One of the conundrums of elder care is the sense that you should do something, anything, to make your parents’ lives better. But whatever you do is likely to actually make them worse.
Take my parents, for example. My mother suffers from dementia: Her memory is failing. Her speech is so unpredictable that even she seems perplexed by what comes out of her mouth. Her moods range from cantankerous to enraged. Yet she remains the boss, and no one can write a check or make a decision without her imprimatur. Which is a problem, since sometimes she likes to tease by withholding it. She’s like a little boy who lobs rocks into a hornets’ nest for the excitement of it.
And my father falls for it every time. Though he’s by nature a kindly soul, he’s also a mostly rational one, so her perversity sends him into tantrums of frustration.

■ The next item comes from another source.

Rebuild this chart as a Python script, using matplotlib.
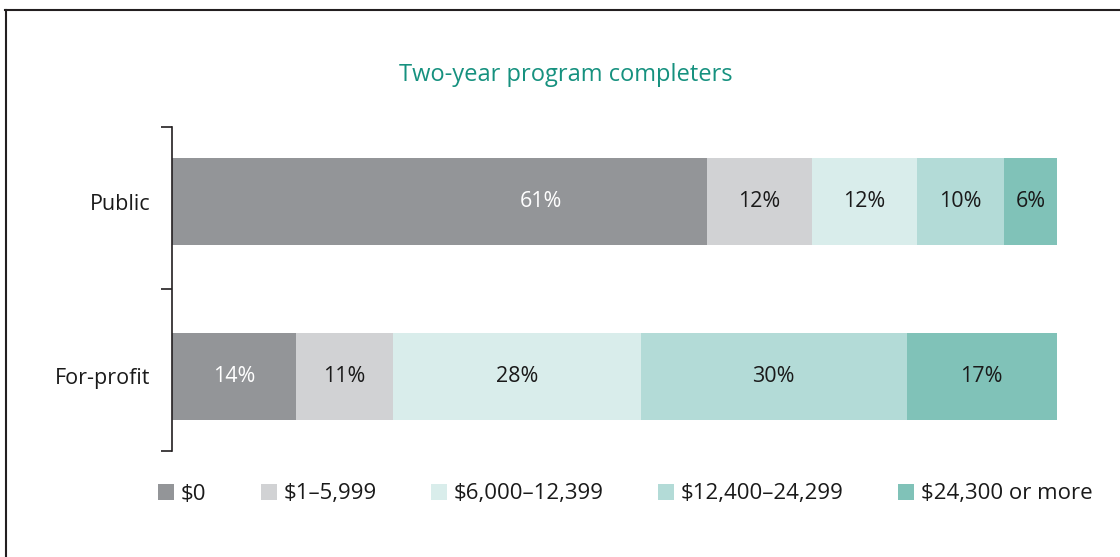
import matplotlib.pyplot as plt
import numpy as np
from matplotlib.patches import Patch
from matplotlib.lines import Line2D

plt.rcParams['font.family'] = ['Open Sans', 'DejaVu Sans']

sectors = ['Public', 'For-profit']
brackets = ['$0', '$1–5,999', '$6,000–12,399', '$12,400–24,299', '$24,300 or more']
public = [61, 12, 12, 10, 6]
for_profit = [14, 11, 28, 30, 17]
colors = ['#939598', '#d1d2d4', '#d9edeb', '#b3dbd7', '#80c2b8']
text_colors = ['white', '#1a1a1a', '#1a1a1a', '#1a1a1a', '#1a1a1a']

data = np.array([public, for_profit], dtype=float)
# bars fill the whole width, so scale each row to its own total
shares = data / data.sum(axis=1, keepdims=True) * 100

# where the label sits inside its segment (0 = left edge, 1 = right edge)
label_pos = np.full(data.shape, 0.5)
label_pos[0, 0] = 0.69

fig = plt.figure(figsize=(11.2, 5.57), dpi=100)
ax = fig.add_axes([172 / 1120, 1 - 451 / 557, 885 / 1120, 324 / 557])

y = np.arange(len(sectors))
left = np.zeros(len(sectors))
for j in range(len(brackets)):
    ax.barh(y, shares[:, j], left=left, height=0.5, color=colors[j], edgecolor='none')
    for i in range(len(sectors)):
        ax.text(left[i] + shares[i, j] * label_pos[i, j], y[i], f'{int(data[i, j])}%',
                ha='center', va='center', fontsize=15.5, color=text_colors[j])
    left += shares[:, j]

ax.set_xlim(0, 100)
ax.set_ylim(1.43, -0.43)
for s in ['top', 'right', 'bottom']:
    ax.spines[s].set_visible(False)
ax.spines['left'].set_color('#231f20')
ax.spines['left'].set_linewidth(1.2)
ax.set_xticks([])
ax.set_yticks(y)
ax.set_yticklabels(sectors, fontsize=15.5, color='#1a1a1a')
ax.tick_params(axis='y', which='major', length=0, pad=15.5)
ax.set_yticks([-0.43, 0.5, 1.43], minor=True)
ax.tick_params(axis='y', which='minor', length=8, width=1.2, color='#231f20', direction='out')

fig.text(566 / 1120, 1 - 75 / 557, 'Two-year program completers', ha='center', va='center',
         fontsize=17, color='#16917f')

handles = [Patch(facecolor=c, edgecolor='none') for c in colors]
fig.legend(handles, brackets, loc='center left', bbox_to_anchor=(138 / 1120, 1 - 494 / 557),
           ncol=5, frameon=False, fontsize=16, handlelength=0.72, handleheight=0.72,
           handletextpad=0.3, columnspacing=2.45, labelcolor='#1a1a1a')

# frame around the figure: left and top edges only
fig.add_artist(Line2D([5.5 / 1120, 5.5 / 1120], [0, 1 - 10 / 557], transform=fig.transFigure,
                      color='#231f20', linewidth=1.5))
fig.add_artist(Line2D([5 / 1120, 1], [1 - 10 / 557, 1 - 10 / 557], transform=fig.transFigure,
                      color='#231f20', linewidth=1.5))

fig.savefig('out.png', dpi=100)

My father’s brain is faring somewhat better than my mother’s, but his hearing is so poor that he often gets the wrong end of the stick, which makes him paranoid. His eyes are going too, and he reads with bottle-glass specs and a magnifying glass, which makes for spotty comprehension.
Mail is a nightmare with its special offers and faux URGENT stamps and the tendency for the important stuff to end up in recycling and the junk to be saved.
The two of them spend their days feuding with each other and searching for lost letters.
They have round-the-clock home aides, who are extraordinarily competent and kind. They seemed like salvation five months ago, when they first began. But now that the roof is leaking and the toilet overflows as often as it flushes, they seem insufficient.
But getting a roofer to repair the flashing or a contractor to replace the too-narrow waste line or anyone to come in to sort the mail would cause overwhelming disruption. They resist the notion of assisted living, and they’re probably right to do so. A change of that magnitude would make them lose what little of their minds they have left. Plus they’d never speak to me again.
So like Californians waiting for the inevitable earthquake, I too wait for the “big one,” the cataclysmic event that will clarify what I should do. Till then I just wait and watch.
My last image of them before I left for the airport after a nine-day visit was my mother dropping food into her lap and onto the floor, as she does at every meal because for some reason she doesn't like to sit close to the table, and my poor old 90-year-old dad, unsteady on his feet, plunging the most godawful sludge from the toilet. He plunged and plunged and plunged, and the bilge didn’t budge. “Don’t worry,” he said. “It sometimes takes a couple hours.”
Bye, Mom. Bye, Dad. See you in a couple months.